Michael Leckie - Leckie Studio
Guest of this appointment is Michael Leckie, founder in 2015 of Leckie Studio Architecture + Design. After a Bachelor’s degree in genetics, Michael received his Master of Architecture at the University of British Columbia, UBC, practicing for several years at Patkau Architects, having later a collaborative work experience with a colleague.
The young multi-disciplinary practice, based in Vancouver, embraces different typologies, single-and multi-family residences, renovation, hospitality design, boutique-interiors mainly realized across North America. Essentiality and simplicity characterize their energetic realizations, displaying an attentive sensibility towards details and the act of making.
Awarded several times as emerging firm by the Royal Architectural Institute of Canada, and the Institute of British Columbia, Leckie Studio has won in 2019 Architizer A+Awards, shortlisted for Dezeen and Frame awards, winning recently the 2022 Architectural Record's annual Design Vanguard. The projects of the practice are widely featured in publications including FRAME, Arcade, Wallpaper, Azure, among others.
A side project company, The Backcountry Hut, established by Michael and a partner, complements the practice, creating prefabricated modular prototype shelters, flat-packed sustainable structures, simple to be assembled and easy to be transported.
The conversation starts from the long journey that has led Micheal to study architecture, after a series of interesting experiences, as an undergraduate degree in genetic and microbiology and an adventurous, nomadic life, a network of knowledge and experimentations that have contributed to the individual character of his work.
We speak about the initiative of realizing prefabricate, mass-customizable small-scale cabins, a challenging opportunity of hands-on approach, creative design for young architects and about a new shift that the production is gradually witnessing.

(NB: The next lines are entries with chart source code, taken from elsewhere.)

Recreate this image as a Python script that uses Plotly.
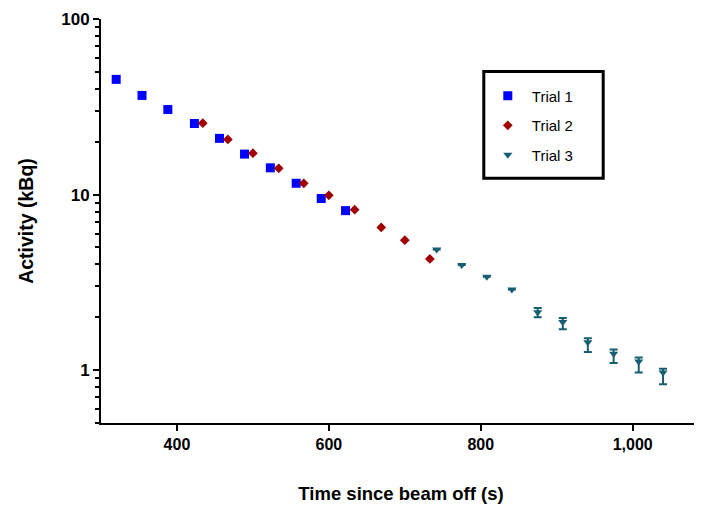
import plotly.graph_objects as go

# Trial 1
t1_x = [320, 354, 388, 423, 456, 489, 523, 557, 590, 622]
t1_y = [45.3, 36.7, 30.5, 25.4, 20.9, 17.0, 14.2, 11.6, 9.5, 8.1]
# Trial 2
t2_x = [434, 467, 500, 534, 567, 600, 634, 669, 700, 733]
t2_y = [25.5, 20.6, 17.2, 14.1, 11.6, 9.9, 8.2, 6.5, 5.5, 4.3]
# Trial 3
t3_x = [742, 775, 808, 841, 875, 908, 941, 975, 1008, 1040]
t3_y = [4.86, 3.97, 3.40, 2.88, 2.14, 1.88, 1.44, 1.24, 1.12, 0.97]
t3_err_minus = [0, 0, 0, 0, 0.14, 0.17, 0.17, 0.14, 0.15, 0.14]
t3_err_plus = [0, 0, 0, 0, 0.12, 0.10, 0.08, 0.07, 0.06, 0.05]

x_ticks = [400, 600, 800, 1000]
y_ticks = [1, 10, 100]
y_minor = [0.5, 0.6, 0.7, 0.8, 0.9, 2, 3, 4, 5, 6, 7, 8, 9, 20, 30, 40, 50, 60, 70, 80, 90]

BLUE = "#0000FF"
RED = "#A00000"
TEAL = "#175E70"
FONT = "Arial, Liberation Sans, sans-serif"

fig = go.Figure()
fig.add_trace(go.Scatter(x=t1_x, y=t1_y, mode="markers", name="Trial 1", legendgroup="1",
                         marker=dict(symbol="square", size=9, color=BLUE)))
fig.add_trace(go.Scatter(x=t2_x, y=t2_y, mode="markers", name="Trial 2", legendgroup="2",
                         marker=dict(symbol="diamond", size=7.5, color=RED)))
fig.add_trace(go.Scatter(x=t3_x, y=t3_y, mode="markers", name="Trial 3", legendgroup="3",
                         marker=dict(symbol="triangle-down", size=8, color=TEAL),
                         error_y=dict(type="data", symmetric=False, array=t3_err_plus,
                                      arrayminus=t3_err_minus, color=TEAL, thickness=2, width=4)))

# legend frame
fig.add_shape(type="rect", xref="paper", yref="paper",
              x0=0.638, x1=0.837, y0=0.606, y1=0.870,
              line=dict(color="black", width=3), fillcolor="white", layer="below")

fig.update_layout(
    width=694, height=507,
    margin=dict(l=93, r=1, t=10.5, b=92, autoexpand=False),
    plot_bgcolor="white", paper_bgcolor="white",
    font=dict(family=FONT, color="black"),
    showlegend=True,
    legend=dict(x=0.638, y=0.850, xanchor="left", yanchor="top",
                borderwidth=0, bgcolor="rgba(0,0,0,0)",
                font=dict(size=15, family=FONT), tracegroupgap=7,
                itemsizing="trace", itemwidth=38),
)
fig.update_xaxes(
    range=[300, 1090], showgrid=False, zeroline=False, automargin=False,
    showline=True, linecolor="black", linewidth=2,
    ticks="outside", ticklen=6, tickwidth=2, tickcolor="black",
    tickvals=x_ticks, tickformat=",",
    tickfont=dict(size=16, weight="bold", family=FONT),
    title=dict(text="Time since beam off (s)", font=dict(size=18.5, weight="bold", family=FONT), standoff=35),
)
fig.update_yaxes(
    type="log", range=[-0.30103, 2], showgrid=False, zeroline=False, automargin=False,
    showline=True, linecolor="black", linewidth=2,
    ticks="outside", ticklen=6, tickwidth=2, tickcolor="black",
    tickvals=y_ticks, ticktext=["1", "10", "100"],
    tickfont=dict(size=17, weight="bold", family=FONT),
    minor=dict(ticks="outside", ticklen=4, tickwidth=2, tickcolor="black", tickvals=y_minor, showgrid=False),
    title=dict(text="Activity (kBq)", font=dict(size=19.5, weight="bold", family=FONT), standoff=22),
)

fig.write_html("out.html")
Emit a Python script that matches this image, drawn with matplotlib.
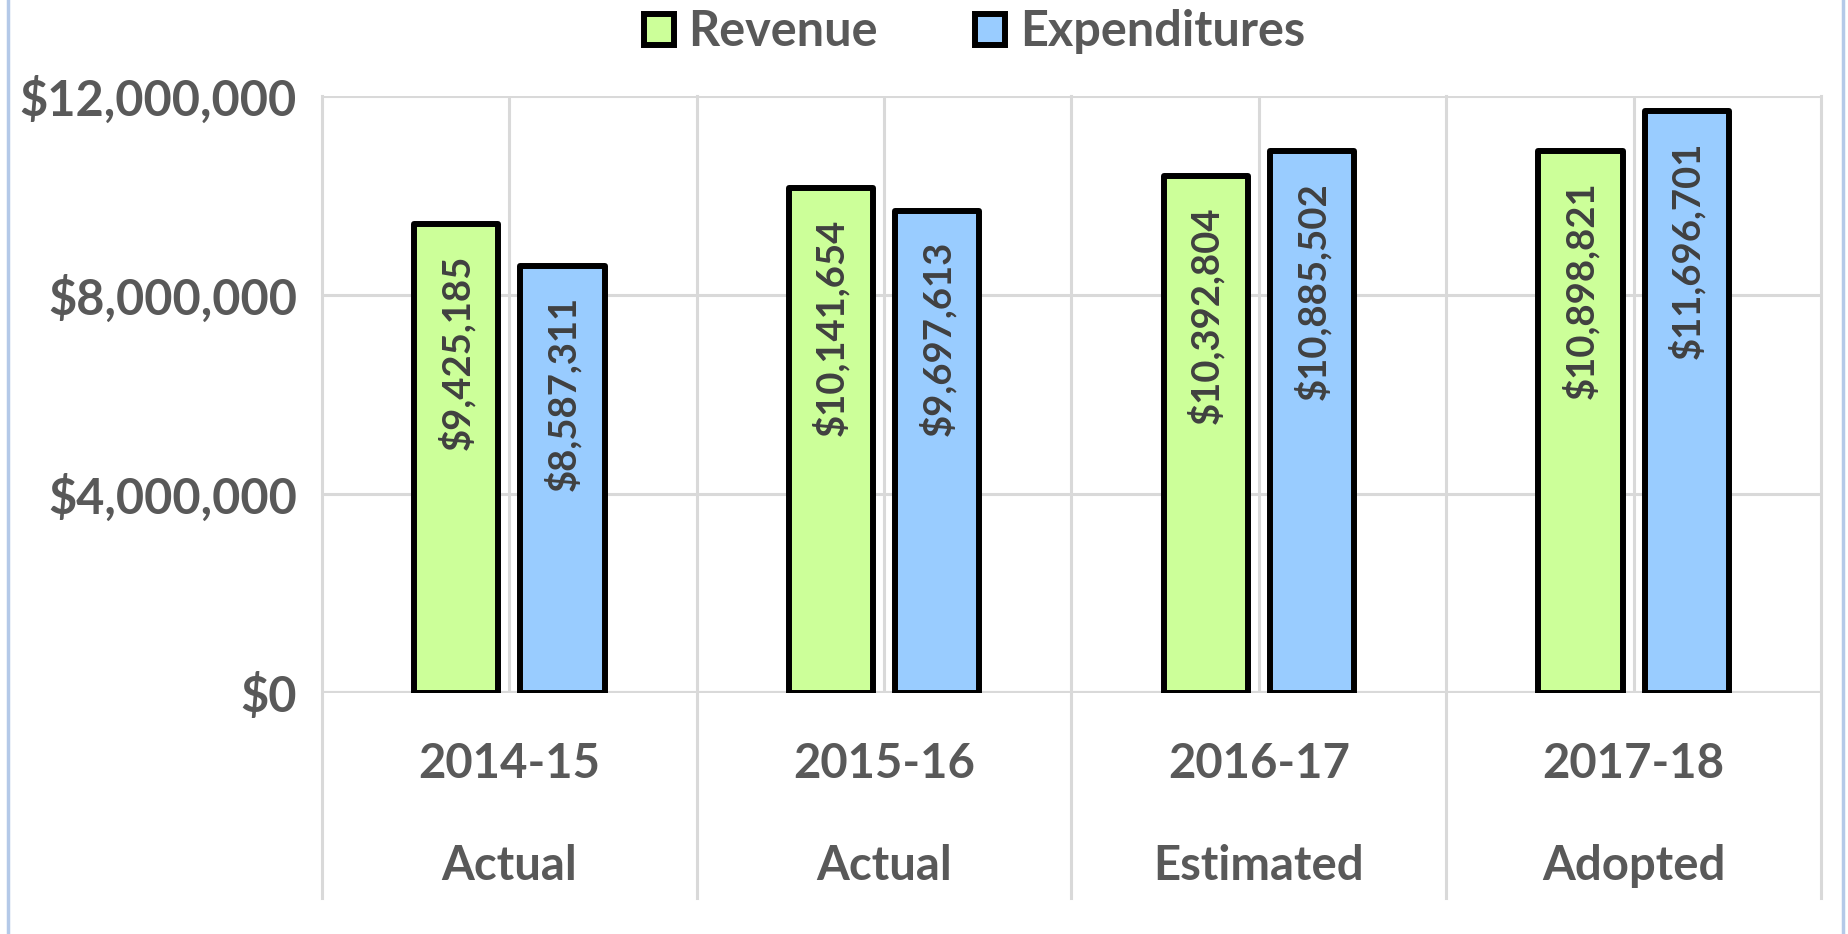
import matplotlib
matplotlib.use("Agg")
import matplotlib.pyplot as plt
from matplotlib.lines import Line2D
import numpy as np

years = ["2014-15", "2015-16", "2016-17", "2017-18"]
stages = ["Actual", "Actual", "Estimated", "Adopted"]
revenue = [9425185, 10141654, 10392804, 10898821]
expenditures = [8587311, 9697613, 10885502, 11696701]
yticks = [0, 4000000, 8000000, 12000000]

W, H = 1849, 934
fig = plt.figure(figsize=(W / 100, H / 100), dpi=100)
fig.patch.set_facecolor("white")

FONT = ["Lato", "DejaVu Sans"]
TXT = "#595959"
LBL = "#404040"
GRID = "#d9d9d9"

left_px, right_px, top_px, bot_px = 322, 1821, 96, 693
ax = fig.add_axes([left_px / W, 1 - bot_px / H, (right_px - left_px) / W, (bot_px - top_px) / H])
ax.set_xlim(-0.5, 3.5)
ax.set_ylim(0, 12000000)

x = np.arange(len(years))
bw = 0.225
off = 0.142
b1 = ax.bar(x - off, revenue, bw, color="#ccff99", edgecolor="black", linewidth=4.3, zorder=3,
            label="Revenue")
b2 = ax.bar(x + off, expenditures, bw, color="#99ccff", edgecolor="black", linewidth=4.3, zorder=3,
            label="Expenditures")
for bars in (b1, b2):
    for p in bars:
        p.set_joinstyle("round")

for bars, vals in ((b1, revenue), (b2, expenditures)):
    for p, v in zip(bars, vals):
        ax.annotate("${:,.0f}".format(v), (p.get_x() + p.get_width() / 2, v),
                    xytext=(0, -22), textcoords="offset points", rotation=90,
                    ha="center", va="top", fontsize=27.5, color=LBL, family=FONT,
                    fontweight="bold", zorder=4)

ax.set_yticks(yticks)
ax.set_yticklabels(["${:,.0f}".format(v) for v in yticks], fontsize=35, fontweight="bold",
                   color=TXT, family=FONT)
ax.tick_params(axis="y", length=0, pad=18)
ax.set_xticks(x)
ax.set_xticklabels([])
ax.tick_params(axis="x", length=0)
ax.grid(True, color=GRID, linewidth=2.2, zorder=0)
ax.axhline(0, color=GRID, linewidth=3, zorder=2)
for s in ax.spines.values():
    s.set_visible(False)

xt = ax.get_xaxis_transform()
ybot = (bot_px - 898) / (bot_px - top_px)
for b in np.arange(-0.5, 4.0, 1.0):
    ax.add_line(Line2D([b, b], [1, ybot], transform=xt, color=GRID, linewidth=2.2,
                       clip_on=False, zorder=1))

y_year = (bot_px - 764) / (bot_px - top_px)
y_stage = (bot_px - 866) / (bot_px - top_px)
for xi, yr, st in zip(x, years, stages):
    ax.text(xi, y_year, yr, transform=xt, ha="center", va="center", fontsize=34,
            fontweight="bold", color=TXT, family=FONT)
    ax.text(xi, y_stage, st, transform=xt, ha="center", va="center", fontsize=34,
            fontweight="bold", color=TXT, family=FONT)

leg = fig.legend(handles=[b1, b2], labels=["Revenue", "Expenditures"], loc="center",
                 bbox_to_anchor=(0.527, 1 - 32 / H), ncol=2, frameon=False,
                 prop={"family": FONT, "weight": "bold", "size": 35},
                 handlelength=0.62, handleheight=0.62, handletextpad=0.3, columnspacing=2.0)
for t in leg.get_texts():
    t.set_color(TXT)

for xp in (8, 1843):
    fig.add_artist(Line2D([xp / W, xp / W], [0, 1], transform=fig.transFigure,
                          color="#b4c9e8", linewidth=2.5))

fig.savefig("out.png", dpi=100, facecolor="white")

For a series of contingencies, economic factors and a diffuse rethinking of certain existential values, people seem motivated to consider alternatives to the increasingly densified and prohibitive urban situation, re-evaluating more liveable and affordable suburban areas and the economic cabins, easy to be assembled by any common person with no construction experience, offer an attractive complement of this new, possible model of life.
Full House, a multi-generational residence in Vancouver, a flexible space, plenty of green and natural light, proposes another interesting topic, appropriately responding to our urban dystopian scenario. The attention focuses then on a recent realisation, the University of British Columbia Arts Student Centre, winner of this year's Architectural Record’s Vanguard award, an iconic, contemporary and essential gesture, well expressing the core mission of ‘common ground’ it embodies, promising an innovative and collaborative active space.
We then explore the whimsical, special atmosphere created for a new-born cosmetic clinic, a beautiful, soft, monochromatic ambience evoking freezing moments of cosmic geological silence, inspired by the ‘Quarries’ of the famous photographer Edward Burtynsky, and the surrealist works of Matthew Barney. An interior particularly original and appropriate for the treatments of the clinic, well expressing the brand’s identity, and its core values.
Micheal concludes by explaining his idea of an aesthetic driven by pragmatic considerations and his aspiration to a biophilic design, in respect the client’s expectations.